'''

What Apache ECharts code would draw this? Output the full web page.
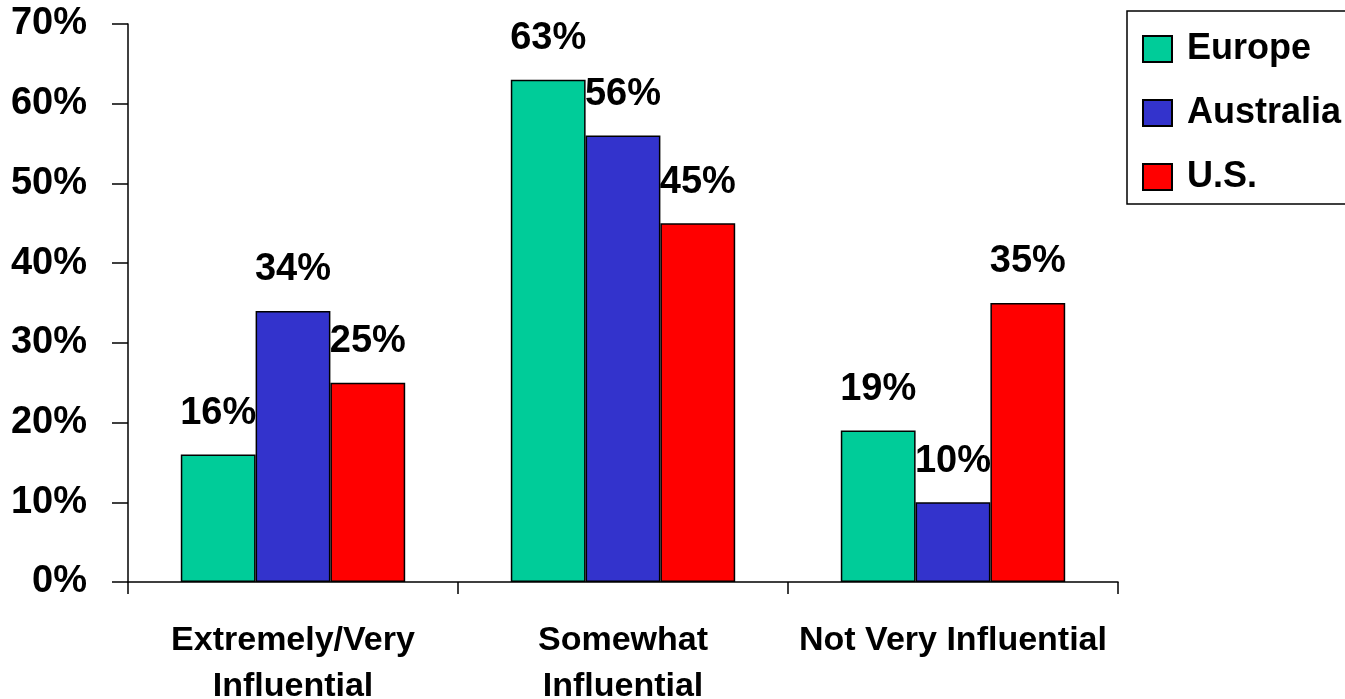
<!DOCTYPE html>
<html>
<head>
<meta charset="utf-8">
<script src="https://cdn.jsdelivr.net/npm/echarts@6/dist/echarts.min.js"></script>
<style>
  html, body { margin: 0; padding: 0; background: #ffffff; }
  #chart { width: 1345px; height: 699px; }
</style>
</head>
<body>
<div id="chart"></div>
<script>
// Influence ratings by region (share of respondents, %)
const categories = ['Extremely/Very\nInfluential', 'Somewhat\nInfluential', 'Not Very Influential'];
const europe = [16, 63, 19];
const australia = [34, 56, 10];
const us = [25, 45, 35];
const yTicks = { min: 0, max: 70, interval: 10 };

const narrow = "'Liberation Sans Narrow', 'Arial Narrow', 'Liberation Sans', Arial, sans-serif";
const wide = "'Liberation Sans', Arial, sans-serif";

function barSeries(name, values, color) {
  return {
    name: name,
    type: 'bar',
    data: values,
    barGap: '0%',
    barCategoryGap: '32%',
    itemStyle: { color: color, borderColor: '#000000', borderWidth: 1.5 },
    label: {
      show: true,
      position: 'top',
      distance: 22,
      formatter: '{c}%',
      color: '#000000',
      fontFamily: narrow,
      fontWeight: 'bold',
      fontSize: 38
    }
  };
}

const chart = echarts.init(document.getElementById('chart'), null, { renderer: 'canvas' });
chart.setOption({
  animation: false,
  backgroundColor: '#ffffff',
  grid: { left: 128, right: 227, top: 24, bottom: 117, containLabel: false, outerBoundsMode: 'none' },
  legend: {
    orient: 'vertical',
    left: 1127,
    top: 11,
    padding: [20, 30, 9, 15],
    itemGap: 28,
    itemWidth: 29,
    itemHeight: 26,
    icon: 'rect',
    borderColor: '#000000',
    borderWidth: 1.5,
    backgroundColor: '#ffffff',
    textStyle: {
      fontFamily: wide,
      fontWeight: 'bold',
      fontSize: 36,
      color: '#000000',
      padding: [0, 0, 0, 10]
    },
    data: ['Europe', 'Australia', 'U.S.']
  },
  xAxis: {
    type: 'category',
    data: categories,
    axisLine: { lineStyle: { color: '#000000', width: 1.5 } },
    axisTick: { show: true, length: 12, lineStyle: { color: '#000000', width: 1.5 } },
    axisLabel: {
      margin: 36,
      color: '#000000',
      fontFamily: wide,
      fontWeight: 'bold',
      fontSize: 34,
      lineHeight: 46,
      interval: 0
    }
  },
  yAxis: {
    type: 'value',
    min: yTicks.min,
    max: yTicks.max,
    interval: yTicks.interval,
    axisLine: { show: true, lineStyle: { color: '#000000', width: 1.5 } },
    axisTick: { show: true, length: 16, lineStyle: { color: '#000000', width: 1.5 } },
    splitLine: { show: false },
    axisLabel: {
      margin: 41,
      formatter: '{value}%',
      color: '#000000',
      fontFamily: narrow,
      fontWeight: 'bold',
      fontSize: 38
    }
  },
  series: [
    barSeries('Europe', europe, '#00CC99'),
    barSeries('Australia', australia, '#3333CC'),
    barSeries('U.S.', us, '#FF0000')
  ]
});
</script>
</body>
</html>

'''

> _Task requirements_: Exactly reproduce the run of lines from the start of the listing through the line with "70, interval: 10", inclusive; pictures are not copied.

> _Result_:
What Apache ECharts code would draw this? Output the full web page.
<!DOCTYPE html>
<html>
<head>
<meta charset="utf-8">
<script src="https://cdn.jsdelivr.net/npm/echarts@6/dist/echarts.min.js"></script>
<style>
  html, body { margin: 0; padding: 0; background: #ffffff; }
  #chart { width: 1345px; height: 699px; }
</style>
</head>
<body>
<div id="chart"></div>
<script>
// Influence ratings by region (share of respondents, %)
const categories = ['Extremely/Very\nInfluential', 'Somewhat\nInfluential', 'Not Very Influential'];
const europe = [16, 63, 19];
const australia = [34, 56, 10];
const us = [25, 45, 35];
const yTicks = { min: 0, max: 70, interval: 10 };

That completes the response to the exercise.